→ Exercise task: Extract the lines from the start through the line that holds "const categories = ['при", both included, omitting all images.
/---
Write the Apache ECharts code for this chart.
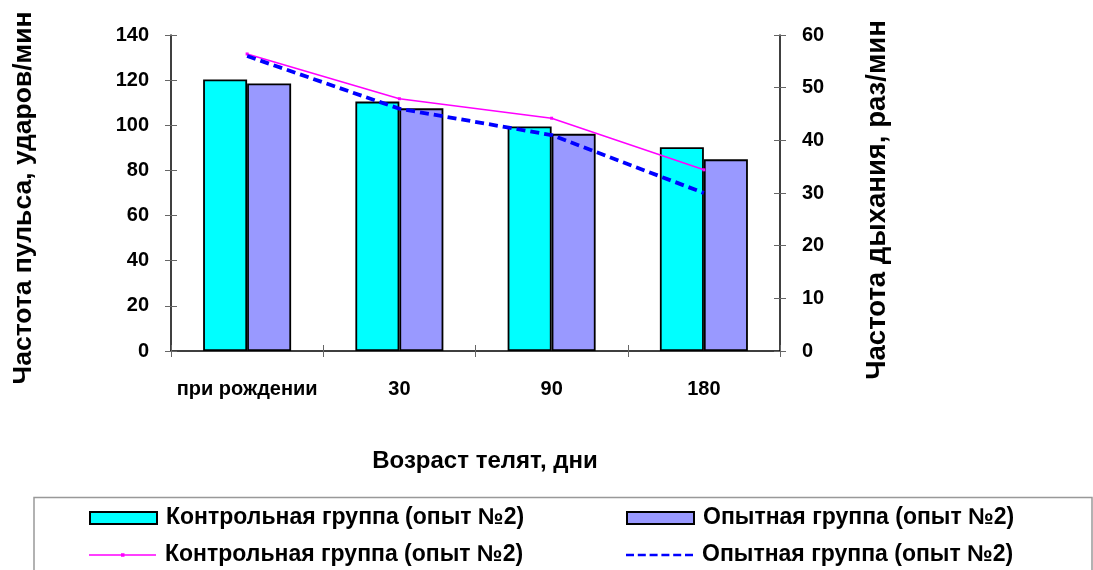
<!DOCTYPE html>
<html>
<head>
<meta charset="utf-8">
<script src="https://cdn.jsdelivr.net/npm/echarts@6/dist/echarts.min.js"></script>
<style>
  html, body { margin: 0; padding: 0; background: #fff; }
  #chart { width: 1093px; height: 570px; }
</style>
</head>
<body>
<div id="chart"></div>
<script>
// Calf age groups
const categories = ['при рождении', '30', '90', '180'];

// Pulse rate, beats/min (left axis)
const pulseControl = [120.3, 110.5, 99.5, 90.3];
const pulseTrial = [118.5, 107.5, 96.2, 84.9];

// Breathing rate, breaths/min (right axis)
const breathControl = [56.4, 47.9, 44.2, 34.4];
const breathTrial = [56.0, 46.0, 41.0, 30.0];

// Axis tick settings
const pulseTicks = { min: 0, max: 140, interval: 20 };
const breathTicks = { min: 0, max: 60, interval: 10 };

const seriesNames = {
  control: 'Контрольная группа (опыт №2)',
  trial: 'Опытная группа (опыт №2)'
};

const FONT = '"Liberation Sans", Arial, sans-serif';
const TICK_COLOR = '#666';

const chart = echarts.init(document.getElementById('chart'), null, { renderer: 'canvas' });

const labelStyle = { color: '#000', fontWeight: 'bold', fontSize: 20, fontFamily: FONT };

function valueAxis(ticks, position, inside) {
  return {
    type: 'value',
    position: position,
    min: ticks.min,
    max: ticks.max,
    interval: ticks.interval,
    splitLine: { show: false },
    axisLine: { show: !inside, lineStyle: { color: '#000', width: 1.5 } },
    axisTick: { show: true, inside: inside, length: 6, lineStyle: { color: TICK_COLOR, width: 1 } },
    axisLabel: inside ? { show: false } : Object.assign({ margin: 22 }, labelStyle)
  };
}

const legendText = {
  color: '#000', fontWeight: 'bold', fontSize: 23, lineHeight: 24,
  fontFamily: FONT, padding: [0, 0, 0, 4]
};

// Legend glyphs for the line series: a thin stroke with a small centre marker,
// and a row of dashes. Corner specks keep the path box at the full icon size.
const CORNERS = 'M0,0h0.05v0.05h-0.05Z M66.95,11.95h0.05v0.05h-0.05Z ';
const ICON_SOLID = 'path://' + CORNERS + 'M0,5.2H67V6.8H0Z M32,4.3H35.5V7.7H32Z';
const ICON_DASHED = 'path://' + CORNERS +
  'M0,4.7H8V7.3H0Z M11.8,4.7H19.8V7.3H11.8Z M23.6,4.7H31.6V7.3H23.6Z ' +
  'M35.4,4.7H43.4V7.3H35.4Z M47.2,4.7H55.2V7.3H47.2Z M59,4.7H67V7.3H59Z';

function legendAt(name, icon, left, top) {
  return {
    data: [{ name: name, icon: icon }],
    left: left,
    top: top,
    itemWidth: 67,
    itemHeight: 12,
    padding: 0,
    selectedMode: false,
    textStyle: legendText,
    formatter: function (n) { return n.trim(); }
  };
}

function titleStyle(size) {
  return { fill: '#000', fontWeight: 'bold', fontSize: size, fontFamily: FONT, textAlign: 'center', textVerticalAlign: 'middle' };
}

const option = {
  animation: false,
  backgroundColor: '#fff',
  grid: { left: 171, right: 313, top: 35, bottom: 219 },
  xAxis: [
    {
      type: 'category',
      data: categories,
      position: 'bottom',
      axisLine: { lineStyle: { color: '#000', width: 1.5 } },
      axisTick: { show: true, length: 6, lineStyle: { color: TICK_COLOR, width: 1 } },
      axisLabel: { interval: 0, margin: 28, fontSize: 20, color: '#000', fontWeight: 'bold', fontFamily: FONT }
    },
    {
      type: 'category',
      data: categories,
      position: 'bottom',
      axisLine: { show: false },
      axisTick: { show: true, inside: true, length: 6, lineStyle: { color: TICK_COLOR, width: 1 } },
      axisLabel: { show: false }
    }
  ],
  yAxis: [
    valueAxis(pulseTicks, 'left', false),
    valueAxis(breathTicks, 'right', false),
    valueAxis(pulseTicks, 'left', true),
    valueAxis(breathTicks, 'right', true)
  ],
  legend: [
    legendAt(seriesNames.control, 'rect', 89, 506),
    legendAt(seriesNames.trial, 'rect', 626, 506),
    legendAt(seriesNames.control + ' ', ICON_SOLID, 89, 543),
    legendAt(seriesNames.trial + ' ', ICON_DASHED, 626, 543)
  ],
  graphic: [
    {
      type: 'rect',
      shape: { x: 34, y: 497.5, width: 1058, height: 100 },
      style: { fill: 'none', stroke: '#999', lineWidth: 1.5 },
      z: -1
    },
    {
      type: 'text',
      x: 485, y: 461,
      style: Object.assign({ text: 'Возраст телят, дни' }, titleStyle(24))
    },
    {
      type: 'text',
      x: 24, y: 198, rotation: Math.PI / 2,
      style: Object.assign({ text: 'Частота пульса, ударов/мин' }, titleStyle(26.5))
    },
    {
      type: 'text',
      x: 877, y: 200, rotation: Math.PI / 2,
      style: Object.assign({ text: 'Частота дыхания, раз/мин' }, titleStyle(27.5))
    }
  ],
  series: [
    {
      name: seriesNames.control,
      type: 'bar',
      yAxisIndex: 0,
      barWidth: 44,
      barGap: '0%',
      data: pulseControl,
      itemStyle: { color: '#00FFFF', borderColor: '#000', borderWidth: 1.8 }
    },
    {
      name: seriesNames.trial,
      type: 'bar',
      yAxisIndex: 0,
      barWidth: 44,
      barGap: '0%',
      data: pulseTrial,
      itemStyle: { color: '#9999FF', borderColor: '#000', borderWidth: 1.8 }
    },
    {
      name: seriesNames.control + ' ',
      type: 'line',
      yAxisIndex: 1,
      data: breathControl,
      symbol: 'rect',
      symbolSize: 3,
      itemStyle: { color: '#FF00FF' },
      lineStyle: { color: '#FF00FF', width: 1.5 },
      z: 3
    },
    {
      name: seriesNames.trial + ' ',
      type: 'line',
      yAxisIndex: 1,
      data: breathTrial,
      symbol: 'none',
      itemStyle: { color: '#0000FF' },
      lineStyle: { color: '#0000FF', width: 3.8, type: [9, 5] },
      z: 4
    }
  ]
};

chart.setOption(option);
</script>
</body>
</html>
\---
→ Solved exercise:
Write the Apache ECharts code for this chart.
<!DOCTYPE html>
<html>
<head>
<meta charset="utf-8">
<script src="https://cdn.jsdelivr.net/npm/echarts@6/dist/echarts.min.js"></script>
<style>
  html, body { margin: 0; padding: 0; background: #fff; }
  #chart { width: 1093px; height: 570px; }
</style>
</head>
<body>
<div id="chart"></div>
<script>
// Calf age groups
const categories = ['при рождении', '30', '90', '180'];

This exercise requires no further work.